During runtime, the lookup engine dynamically pieces together the above information into a list of possible candidate absolute paths (direct mapping to python import statements). As the list of tokens is arbitrary, this candidate list is built following the Search Algorithm.

# Example
# -------
#
#   relative path & absolute path explained

# Given the following tokens:
#    - iosxe
#    - polaris_dev
#    - yang
os = 'iosxe'
branch = 'polaris_dev'
context = 'yang'

# feed to to abstraction lookup engine.
library = abstract.Lookup(os, branch, context)

# the relative call to
library.my_package.config.routing.ospf.Ospf()

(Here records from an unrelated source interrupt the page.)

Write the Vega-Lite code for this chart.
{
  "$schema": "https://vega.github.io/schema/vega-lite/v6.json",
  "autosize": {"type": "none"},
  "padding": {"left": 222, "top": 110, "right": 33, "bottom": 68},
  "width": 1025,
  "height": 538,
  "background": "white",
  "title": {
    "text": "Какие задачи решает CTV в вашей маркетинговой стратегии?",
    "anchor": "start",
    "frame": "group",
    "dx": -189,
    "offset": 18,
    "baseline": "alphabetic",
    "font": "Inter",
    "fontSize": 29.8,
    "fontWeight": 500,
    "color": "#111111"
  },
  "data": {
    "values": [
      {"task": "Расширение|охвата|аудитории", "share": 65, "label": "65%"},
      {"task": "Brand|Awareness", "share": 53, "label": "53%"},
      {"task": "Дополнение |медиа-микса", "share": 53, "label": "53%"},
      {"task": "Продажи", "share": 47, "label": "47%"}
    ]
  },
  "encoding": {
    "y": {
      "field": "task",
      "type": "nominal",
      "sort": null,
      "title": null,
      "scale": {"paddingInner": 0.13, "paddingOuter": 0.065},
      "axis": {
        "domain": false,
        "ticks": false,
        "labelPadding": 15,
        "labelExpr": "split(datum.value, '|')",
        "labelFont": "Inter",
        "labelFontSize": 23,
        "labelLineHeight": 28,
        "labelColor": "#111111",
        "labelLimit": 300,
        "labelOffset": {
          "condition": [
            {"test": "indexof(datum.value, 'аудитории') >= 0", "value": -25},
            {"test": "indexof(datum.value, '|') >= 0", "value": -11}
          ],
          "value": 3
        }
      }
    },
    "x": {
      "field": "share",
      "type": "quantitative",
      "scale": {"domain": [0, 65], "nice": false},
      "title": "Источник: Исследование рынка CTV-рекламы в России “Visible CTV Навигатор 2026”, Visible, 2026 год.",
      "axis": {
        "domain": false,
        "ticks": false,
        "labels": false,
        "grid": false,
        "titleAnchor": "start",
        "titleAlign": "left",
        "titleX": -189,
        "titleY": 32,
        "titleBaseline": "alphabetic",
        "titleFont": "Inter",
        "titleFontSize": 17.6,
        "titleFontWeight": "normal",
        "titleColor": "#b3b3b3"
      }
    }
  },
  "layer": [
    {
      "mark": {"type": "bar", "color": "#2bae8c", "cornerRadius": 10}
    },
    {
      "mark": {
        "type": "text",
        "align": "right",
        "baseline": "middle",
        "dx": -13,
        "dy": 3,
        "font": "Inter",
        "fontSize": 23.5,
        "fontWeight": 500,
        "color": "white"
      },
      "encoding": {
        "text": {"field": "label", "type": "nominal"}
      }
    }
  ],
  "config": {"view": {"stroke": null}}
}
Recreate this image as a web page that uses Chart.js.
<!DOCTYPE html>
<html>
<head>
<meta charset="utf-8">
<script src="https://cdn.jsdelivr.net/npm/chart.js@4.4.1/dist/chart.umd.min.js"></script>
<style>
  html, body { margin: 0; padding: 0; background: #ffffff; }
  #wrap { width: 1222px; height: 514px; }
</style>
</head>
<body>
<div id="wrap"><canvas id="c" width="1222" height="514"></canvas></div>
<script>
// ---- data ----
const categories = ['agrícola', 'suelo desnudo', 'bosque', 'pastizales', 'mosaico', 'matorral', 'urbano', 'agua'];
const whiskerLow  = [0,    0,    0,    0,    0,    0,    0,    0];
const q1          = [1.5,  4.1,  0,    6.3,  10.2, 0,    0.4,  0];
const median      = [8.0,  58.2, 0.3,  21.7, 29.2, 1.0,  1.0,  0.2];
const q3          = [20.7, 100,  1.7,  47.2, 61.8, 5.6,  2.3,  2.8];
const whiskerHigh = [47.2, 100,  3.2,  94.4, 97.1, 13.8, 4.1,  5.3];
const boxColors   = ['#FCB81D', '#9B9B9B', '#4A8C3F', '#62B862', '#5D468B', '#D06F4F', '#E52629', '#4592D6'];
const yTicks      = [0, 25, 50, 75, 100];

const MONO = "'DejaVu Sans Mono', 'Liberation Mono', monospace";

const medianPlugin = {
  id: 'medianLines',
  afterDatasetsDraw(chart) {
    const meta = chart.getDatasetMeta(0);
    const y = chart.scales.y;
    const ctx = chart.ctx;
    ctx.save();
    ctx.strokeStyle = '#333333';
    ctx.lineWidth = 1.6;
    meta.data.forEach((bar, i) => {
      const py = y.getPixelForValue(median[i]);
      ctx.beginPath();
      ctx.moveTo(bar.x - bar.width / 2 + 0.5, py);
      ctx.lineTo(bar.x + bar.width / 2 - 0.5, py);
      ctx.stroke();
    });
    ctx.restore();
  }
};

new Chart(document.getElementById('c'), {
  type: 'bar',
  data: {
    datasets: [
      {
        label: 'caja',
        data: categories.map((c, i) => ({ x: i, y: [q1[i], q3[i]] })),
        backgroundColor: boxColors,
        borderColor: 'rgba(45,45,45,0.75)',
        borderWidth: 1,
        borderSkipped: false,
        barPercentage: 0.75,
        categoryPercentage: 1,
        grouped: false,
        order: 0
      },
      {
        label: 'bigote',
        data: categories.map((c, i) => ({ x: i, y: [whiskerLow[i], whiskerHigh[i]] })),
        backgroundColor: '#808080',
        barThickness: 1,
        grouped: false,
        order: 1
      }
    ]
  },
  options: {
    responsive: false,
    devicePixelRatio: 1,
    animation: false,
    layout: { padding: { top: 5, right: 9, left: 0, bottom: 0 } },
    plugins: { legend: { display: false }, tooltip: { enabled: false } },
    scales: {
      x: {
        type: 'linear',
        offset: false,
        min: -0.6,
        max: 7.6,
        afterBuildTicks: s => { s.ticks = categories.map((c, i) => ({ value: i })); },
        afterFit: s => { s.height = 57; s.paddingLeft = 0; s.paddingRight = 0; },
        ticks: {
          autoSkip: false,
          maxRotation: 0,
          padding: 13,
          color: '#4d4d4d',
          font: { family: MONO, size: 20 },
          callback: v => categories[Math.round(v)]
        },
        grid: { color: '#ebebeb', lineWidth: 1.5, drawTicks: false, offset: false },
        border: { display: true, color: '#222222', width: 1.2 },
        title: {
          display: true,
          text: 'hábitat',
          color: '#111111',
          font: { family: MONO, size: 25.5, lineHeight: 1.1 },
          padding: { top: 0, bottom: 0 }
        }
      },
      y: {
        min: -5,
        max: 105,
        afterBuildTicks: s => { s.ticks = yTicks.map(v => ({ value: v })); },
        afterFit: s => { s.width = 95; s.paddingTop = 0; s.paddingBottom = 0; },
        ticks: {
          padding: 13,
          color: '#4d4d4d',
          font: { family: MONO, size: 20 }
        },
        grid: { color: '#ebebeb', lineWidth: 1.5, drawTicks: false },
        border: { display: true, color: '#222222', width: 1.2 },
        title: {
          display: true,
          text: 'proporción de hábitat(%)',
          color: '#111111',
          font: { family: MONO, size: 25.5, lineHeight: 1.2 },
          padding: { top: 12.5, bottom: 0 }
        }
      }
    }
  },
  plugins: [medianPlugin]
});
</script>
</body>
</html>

# could match, for example:
#
#    my_package.iosxe.config.polaris_dev.routing.ospf.yang.Ospf
#         |       |      |       |          |     |     |    |
#    abstraction  |   relative   |       relative |     |  class
#      package    |     path     |         path   |   token
#               token          token           relative
#                                                path
# which translates to:
#   from my_package.iosxe.config.polaris_dev.routing.ospf.yang import Ospf
#
# where
# -----
#    relative path = config, routing, ospf
#    tokens        = iosxe, polaris_dev, yang
#    target        = Ospf()

Search Algorithm

The search engine combines the user’s relative path and currently known tokens into possible absolute paths (python module names) and searches through them. A match occurs when an implementation is found (ie the target exists at the candidate relative path). Otherwise, the next combination is tried. If no target is found, a LookupError would be thrown.

As the token names are not pre-defined, the search engine orders all tokens in a pre-defined fashion:

  • token describes a set of differences

  • token positions are always fixed w.r.t. to its left (parent)

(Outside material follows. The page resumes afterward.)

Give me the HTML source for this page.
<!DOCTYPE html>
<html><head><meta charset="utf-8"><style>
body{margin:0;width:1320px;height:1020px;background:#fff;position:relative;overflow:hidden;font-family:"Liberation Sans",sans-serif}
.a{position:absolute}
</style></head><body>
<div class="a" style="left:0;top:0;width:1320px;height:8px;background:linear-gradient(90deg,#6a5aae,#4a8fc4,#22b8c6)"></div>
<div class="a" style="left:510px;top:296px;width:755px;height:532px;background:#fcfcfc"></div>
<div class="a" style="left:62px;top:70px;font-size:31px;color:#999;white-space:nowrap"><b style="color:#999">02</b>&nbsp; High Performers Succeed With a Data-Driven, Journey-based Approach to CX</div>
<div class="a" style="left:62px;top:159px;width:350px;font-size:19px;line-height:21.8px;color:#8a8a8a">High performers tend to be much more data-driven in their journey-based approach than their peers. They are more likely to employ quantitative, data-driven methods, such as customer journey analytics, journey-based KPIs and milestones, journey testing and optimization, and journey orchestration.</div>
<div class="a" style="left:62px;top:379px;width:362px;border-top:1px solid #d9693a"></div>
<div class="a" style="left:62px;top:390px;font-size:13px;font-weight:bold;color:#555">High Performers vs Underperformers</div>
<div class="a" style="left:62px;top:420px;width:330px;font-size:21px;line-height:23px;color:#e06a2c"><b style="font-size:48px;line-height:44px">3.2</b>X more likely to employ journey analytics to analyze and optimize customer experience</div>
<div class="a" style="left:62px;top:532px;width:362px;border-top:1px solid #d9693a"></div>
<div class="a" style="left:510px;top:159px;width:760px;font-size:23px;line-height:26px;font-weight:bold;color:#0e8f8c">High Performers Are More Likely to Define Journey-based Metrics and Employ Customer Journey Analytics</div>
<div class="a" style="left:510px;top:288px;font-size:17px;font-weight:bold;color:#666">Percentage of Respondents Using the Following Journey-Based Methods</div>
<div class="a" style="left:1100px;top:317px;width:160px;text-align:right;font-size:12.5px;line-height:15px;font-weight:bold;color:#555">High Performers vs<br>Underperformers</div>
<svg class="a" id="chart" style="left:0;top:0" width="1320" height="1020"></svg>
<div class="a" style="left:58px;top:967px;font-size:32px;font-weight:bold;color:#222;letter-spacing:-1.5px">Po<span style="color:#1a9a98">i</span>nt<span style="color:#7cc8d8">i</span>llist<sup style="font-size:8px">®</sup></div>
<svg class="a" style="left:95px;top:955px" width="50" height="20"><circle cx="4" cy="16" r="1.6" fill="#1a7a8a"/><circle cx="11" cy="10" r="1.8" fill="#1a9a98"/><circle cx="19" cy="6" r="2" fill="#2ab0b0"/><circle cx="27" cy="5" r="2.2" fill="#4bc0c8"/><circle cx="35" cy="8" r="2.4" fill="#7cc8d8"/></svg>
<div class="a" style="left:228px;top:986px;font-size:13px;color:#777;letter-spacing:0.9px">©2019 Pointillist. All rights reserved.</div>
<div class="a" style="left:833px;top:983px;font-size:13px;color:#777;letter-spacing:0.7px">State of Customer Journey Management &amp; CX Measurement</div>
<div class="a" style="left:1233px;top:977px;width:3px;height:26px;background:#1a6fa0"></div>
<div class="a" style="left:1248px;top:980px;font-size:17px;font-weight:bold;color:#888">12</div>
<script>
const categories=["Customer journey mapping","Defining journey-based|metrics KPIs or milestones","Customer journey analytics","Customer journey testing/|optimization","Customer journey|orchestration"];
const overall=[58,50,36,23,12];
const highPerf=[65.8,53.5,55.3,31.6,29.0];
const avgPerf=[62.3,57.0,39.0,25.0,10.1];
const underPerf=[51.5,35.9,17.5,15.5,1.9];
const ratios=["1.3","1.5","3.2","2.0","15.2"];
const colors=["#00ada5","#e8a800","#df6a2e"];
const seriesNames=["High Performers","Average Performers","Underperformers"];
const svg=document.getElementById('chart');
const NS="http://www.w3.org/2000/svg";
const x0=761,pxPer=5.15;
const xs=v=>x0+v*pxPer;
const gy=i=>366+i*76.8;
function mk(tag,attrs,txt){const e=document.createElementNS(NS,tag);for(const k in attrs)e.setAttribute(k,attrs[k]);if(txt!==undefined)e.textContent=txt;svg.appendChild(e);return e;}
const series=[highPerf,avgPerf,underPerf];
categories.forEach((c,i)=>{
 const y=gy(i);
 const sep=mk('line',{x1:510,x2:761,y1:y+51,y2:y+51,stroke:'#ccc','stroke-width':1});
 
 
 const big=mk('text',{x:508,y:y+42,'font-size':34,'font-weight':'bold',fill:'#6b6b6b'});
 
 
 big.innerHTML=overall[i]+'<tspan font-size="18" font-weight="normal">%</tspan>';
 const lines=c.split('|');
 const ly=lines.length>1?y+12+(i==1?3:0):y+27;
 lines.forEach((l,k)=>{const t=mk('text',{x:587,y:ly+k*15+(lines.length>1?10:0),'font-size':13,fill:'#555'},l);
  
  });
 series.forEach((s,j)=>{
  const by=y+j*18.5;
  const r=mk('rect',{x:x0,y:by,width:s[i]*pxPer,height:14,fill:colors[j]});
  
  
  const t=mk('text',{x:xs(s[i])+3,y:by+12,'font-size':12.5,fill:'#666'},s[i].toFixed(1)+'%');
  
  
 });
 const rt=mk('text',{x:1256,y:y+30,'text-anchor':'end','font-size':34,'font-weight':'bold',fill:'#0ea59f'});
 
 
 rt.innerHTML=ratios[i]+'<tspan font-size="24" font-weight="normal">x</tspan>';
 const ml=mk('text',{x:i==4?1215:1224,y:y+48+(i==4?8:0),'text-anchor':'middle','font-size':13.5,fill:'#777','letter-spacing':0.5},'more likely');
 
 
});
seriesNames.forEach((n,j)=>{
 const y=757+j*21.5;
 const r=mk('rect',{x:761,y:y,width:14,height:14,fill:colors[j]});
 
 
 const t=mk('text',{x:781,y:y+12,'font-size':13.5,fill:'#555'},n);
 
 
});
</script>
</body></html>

  • tokens on the right are more specific than tokens on the left

  • each token may only appear once in a combination

  • greedy match: more tokens matches is always better than less.

Given tokens: a, b, c and d, the preferred token combination would be:

    a b c d
    a b c
    a b
    a
    (no tokens)

These combinations are then multiplexed to user’s relative path into potential absolute paths to search for, using the following rules:

  • absolute paths must always start with the abstracted package name.

  • the order of relative path sections (words divided by .) must be preserved.

  • the order of token combinations must be preserved.

  • tokens may take place before and after each relative path section, and may appear in multiples together. (eg, library.iosxr.google.latest.mpls)

  • the last resort option is to try with “no token”, eg, matching the relative path directly.

Combining the above rules, the ideal solution would be a multi-combinatory mathematical function, whose search complexity is … (insert math here) … exponential.

Given Package: my_pkg
Relative Path: X, Y
Tokens: a, b
Target: MyClass()

We could have the following mathmatical combinational possibilities:

    1. my_pkg.a.X.b.Y.MyClass()
    2. my_pkg.a.X.Y.b.MyClass()
    3. my_pkg.X.a.Y.b.MyClass()
    4. my_pkg.X.a.b.Y.MyClass()
    5. my_pkg.X.Y.a.b.MyClass()
    6. my_pkg.a.X.Y.MyClass()
    7. my_pkg.X.a.Y.MyClass()
    8. my_pkg.X.Y.a.MyClass()
    9. my_pkg.X.Y.MyClass()

And that's just with two tokens and two path sections!

The actual implementation internally is much simpler. When an an abstracted package is defined/declared and the lookup object is created, the package and all of its child modules are recursively imported. This allows the abstraction engine to build an internal table of relative paths, their available token combinations learnt from the import and its corresponding module. This reduced relative path + tokens relationship effectively simplies the above brute-force search algorithm into an O(n) lookup, where n is the number of tokens.

Pseudo Lookup Table
===================

Relative Path            Tokens Combos           Corresponding Module
-------------            -------------           --------------------
     X.Y                      a, b                     X.a.Y.b
     X.Y                      a                        X.a.Y
     X.Y                      None                     X.Y

(shown in order of preference, from top down)

This algorithm limits to only dealing with what’s been defined in the user library, instead of going through all possible permutations of relative path and tokens. The system assumes that it is unlikely for users to make redundant declarations, such as defining both from X.a.Y.b import target and from X.a.b.Y import target within the same library.

Note

The learning process safeguards against these redundant scenarios.

Token Builder

The token builder is a simple function that implements the token permutation portion of the Search Algorithm. The default token builder is available as abstract.magic.default_builder().

default_builder Argument List

Argument

Description

tokens

list of tokens to permute

mandatory

list of tokens that must be used

# Example
# -------
#
#   pseudo code demonstrating the behavior of default token builder

from abstract.magic import default_builder

# without any mandatory tokens
default_builder(tokens = ['nxos', 'n7k', 'c7003', 'yang', 'R8_1'])
# [('nxos', 'n7k', 'c7003', 'yang', 'R8_1'),
#  ('nxos', 'n7k', 'c7003', 'yang'),
#  ('nxos', 'n7k', 'c7003'),
#  ('nxos', 'n7k'),
#  ('nxos',),
#  ()]

# a mandatory token is one that MUST be used in the search
default_builder(tokens = ['nxos', 'n7k', 'c7003', 'yang', 'R8_1'],
                mandatory = ['yang'])
# [('nxos', 'n7k', 'c7003', 'yang', 'R8_1'),
#  ('nxos', 'n7k', 'c7003', 'yang'),
#  ('nxos', 'n7k', 'yang'),
#  ('nxos', 'yang'),
#  ('yang',)]

In essence, the “tokens” input parameter to the builder is a reflection of the actual, longest possible chain of tokens under any given relative path. If no target is found at this token/relative path combination, the next, reduced set of tokens is tried. This reduction mechanism always reduces from the right.

Use the mandatory input argument when you absolutely require some tokens to be present in any token permutations during abstraction. This can be useful when you do not want the system to automatically fallback using the above logic and remove it. This ensures the proper “set” of libraries is picked.